─── STORED DATA ───

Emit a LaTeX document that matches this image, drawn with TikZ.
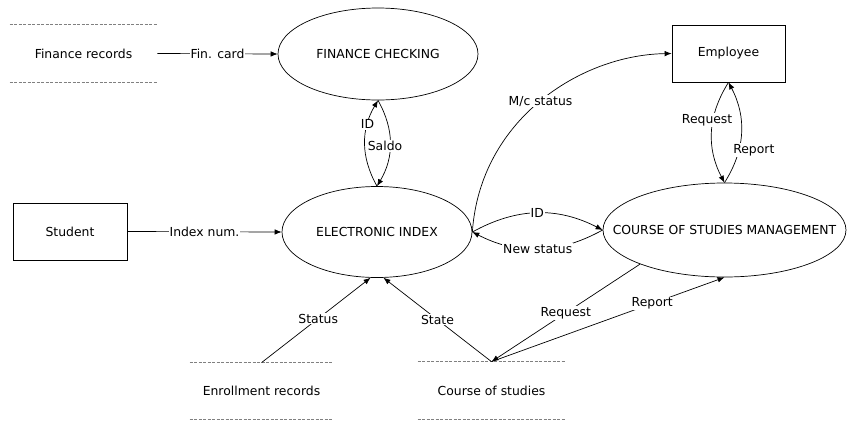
\documentclass[tikz,border=0pt]{standalone}
\usepackage{fontspec}
\setmainfont{DejaVu Sans}
\usetikzlibrary{arrows.meta,shapes.geometric}
\begin{document}
\begin{tikzpicture}[x=1pt,y=1pt,
  font=\fontsize{12.4}{14}\selectfont,
  line width=0.7pt,
  proc/.style={draw, ellipse, inner sep=0pt},
  entity/.style={draw, rectangle, inner sep=0pt},
  store/.style={inner sep=0pt},
  storeline/.style={gray, dash pattern=on 3pt off 1.5pt, line width=0.8pt},
  flow/.style={-{Latex[length=7pt,width=5.5pt]}},
  lbl/.style={fill=white, inner sep=1pt}
]
\useasboundingbox (0,0) rectangle (848,-421);

% processes
\node[proc, minimum width=200pt, minimum height=92pt] (fc) at (378,-54) {};
\node at (fc) {FINANCE CHECKING};
\node[proc, minimum width=190pt, minimum height=91pt] (ei) at (377,-232) {};
\node at (ei) {ELECTRONIC INDEX};
\node[proc, minimum width=243pt, minimum height=94pt] (csm) at (724.5,-230) {};
\node at (csm) {COURSE OF STUDIES MANAGEMENT};

% external entities
\node[entity, minimum width=113pt, minimum height=57pt] (emp) at (728.5,-53.5) {Employee};
\node[entity, minimum width=114pt, minimum height=57pt] (st) at (70,-231.5) {Student};

% data stores
\node[store, minimum width=147pt, minimum height=57pt] (fr) at (83.5,-53.5) {Finance records};
\node[store, minimum width=143pt, minimum height=56pt] (er) at (261.5,-391) {Enrollment records};
\node[store, minimum width=147pt, minimum height=57pt] (cs) at (491.5,-390.5) {Course of studies};
\foreach \s in {fr,er,cs}{
  \draw[storeline] (\s.north west) -- (\s.north east);
  \draw[storeline] (\s.south west) -- (\s.south east);
}

% data flows
\draw[flow] (fr.east) -- node[lbl]{Fin. card} (fc.west);
\draw[flow] (st.east) -- node[lbl, pos=0.5]{Index num.} (ei.west);

\draw[flow] (ei.north) to[bend left=30] node[lbl, pos=0.72]{ID} (fc.south);
\draw[flow] (fc.south) to[bend left=30] node[lbl, pos=0.53, xshift=-5pt]{Saldo} (ei.north);

\draw[flow] (ei.east) .. controls (480,-120) and (580,-55) .. node[lbl, pos=0.5]{M/c status} (emp.west);

\draw[flow] (ei.east) to[bend left=28] node[lbl]{ID} (csm.west);
\draw[flow] (csm.west) to[bend left=28] node[lbl]{New status} (ei.east);

\draw[flow] (emp.south) to[bend right=30] node[lbl, pos=0.38, xshift=-6pt]{Request} (csm.north);
\draw[flow] (csm.north) to[bend right=30] node[lbl, pos=0.33, xshift=15pt]{Report} (emp.south);

\draw[flow] (er.north) -- node[lbl, pos=0.52]{Status} (ei.262);
\draw[flow] (cs.north) -- node[lbl, pos=0.5]{State} (ei.278);

\draw[flow] (csm.202) -- node[lbl, pos=0.5]{Request} (cs.north);
\draw[flow] (cs.north) -- node[lbl, pos=0.69]{Report} (csm.south);
\end{tikzpicture}
\end{document}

───

» JOB
Transcribe all the lines above exactly, apart from the pictures.

» WRITTEN ANSWER
Emit a LaTeX document that matches this image, drawn with TikZ.
\documentclass[tikz,border=0pt]{standalone}
\usepackage{fontspec}
\setmainfont{DejaVu Sans}
\usetikzlibrary{arrows.meta,shapes.geometric}
\begin{document}
\begin{tikzpicture}[x=1pt,y=1pt,
  font=\fontsize{12.4}{14}\selectfont,
  line width=0.7pt,
  proc/.style={draw, ellipse, inner sep=0pt},
  entity/.style={draw, rectangle, inner sep=0pt},
  store/.style={inner sep=0pt},
  storeline/.style={gray, dash pattern=on 3pt off 1.5pt, line width=0.8pt},
  flow/.style={-{Latex[length=7pt,width=5.5pt]}},
  lbl/.style={fill=white, inner sep=1pt}
]
\useasboundingbox (0,0) rectangle (848,-421);

% processes
\node[proc, minimum width=200pt, minimum height=92pt] (fc) at (378,-54) {};
\node at (fc) {FINANCE CHECKING};
\node[proc, minimum width=190pt, minimum height=91pt] (ei) at (377,-232) {};
\node at (ei) {ELECTRONIC INDEX};
\node[proc, minimum width=243pt, minimum height=94pt] (csm) at (724.5,-230) {};
\node at (csm) {COURSE OF STUDIES MANAGEMENT};

% external entities
\node[entity, minimum width=113pt, minimum height=57pt] (emp) at (728.5,-53.5) {Employee};
\node[entity, minimum width=114pt, minimum height=57pt] (st) at (70,-231.5) {Student};

% data stores
\node[store, minimum width=147pt, minimum height=57pt] (fr) at (83.5,-53.5) {Finance records};
\node[store, minimum width=143pt, minimum height=56pt] (er) at (261.5,-391) {Enrollment records};
\node[store, minimum width=147pt, minimum height=57pt] (cs) at (491.5,-390.5) {Course of studies};
\foreach \s in {fr,er,cs}{
  \draw[storeline] (\s.north west) -- (\s.north east);
  \draw[storeline] (\s.south west) -- (\s.south east);
}

% data flows
\draw[flow] (fr.east) -- node[lbl]{Fin. card} (fc.west);
\draw[flow] (st.east) -- node[lbl, pos=0.5]{Index num.} (ei.west);

\draw[flow] (ei.north) to[bend left=30] node[lbl, pos=0.72]{ID} (fc.south);
\draw[flow] (fc.south) to[bend left=30] node[lbl, pos=0.53, xshift=-5pt]{Saldo} (ei.north);

\draw[flow] (ei.east) .. controls (480,-120) and (580,-55) .. node[lbl, pos=0.5]{M/c status} (emp.west);

\draw[flow] (ei.east) to[bend left=28] node[lbl]{ID} (csm.west);
\draw[flow] (csm.west) to[bend left=28] node[lbl]{New status} (ei.east);

\draw[flow] (emp.south) to[bend right=30] node[lbl, pos=0.38, xshift=-6pt]{Request} (csm.north);
\draw[flow] (csm.north) to[bend right=30] node[lbl, pos=0.33, xshift=15pt]{Report} (emp.south);

\draw[flow] (er.north) -- node[lbl, pos=0.52]{Status} (ei.262);
\draw[flow] (cs.north) -- node[lbl, pos=0.5]{State} (ei.278);

\draw[flow] (csm.202) -- node[lbl, pos=0.5]{Request} (cs.north);
\draw[flow] (cs.north) -- node[lbl, pos=0.69]{Report} (csm.south);
\end{tikzpicture}
\end{document}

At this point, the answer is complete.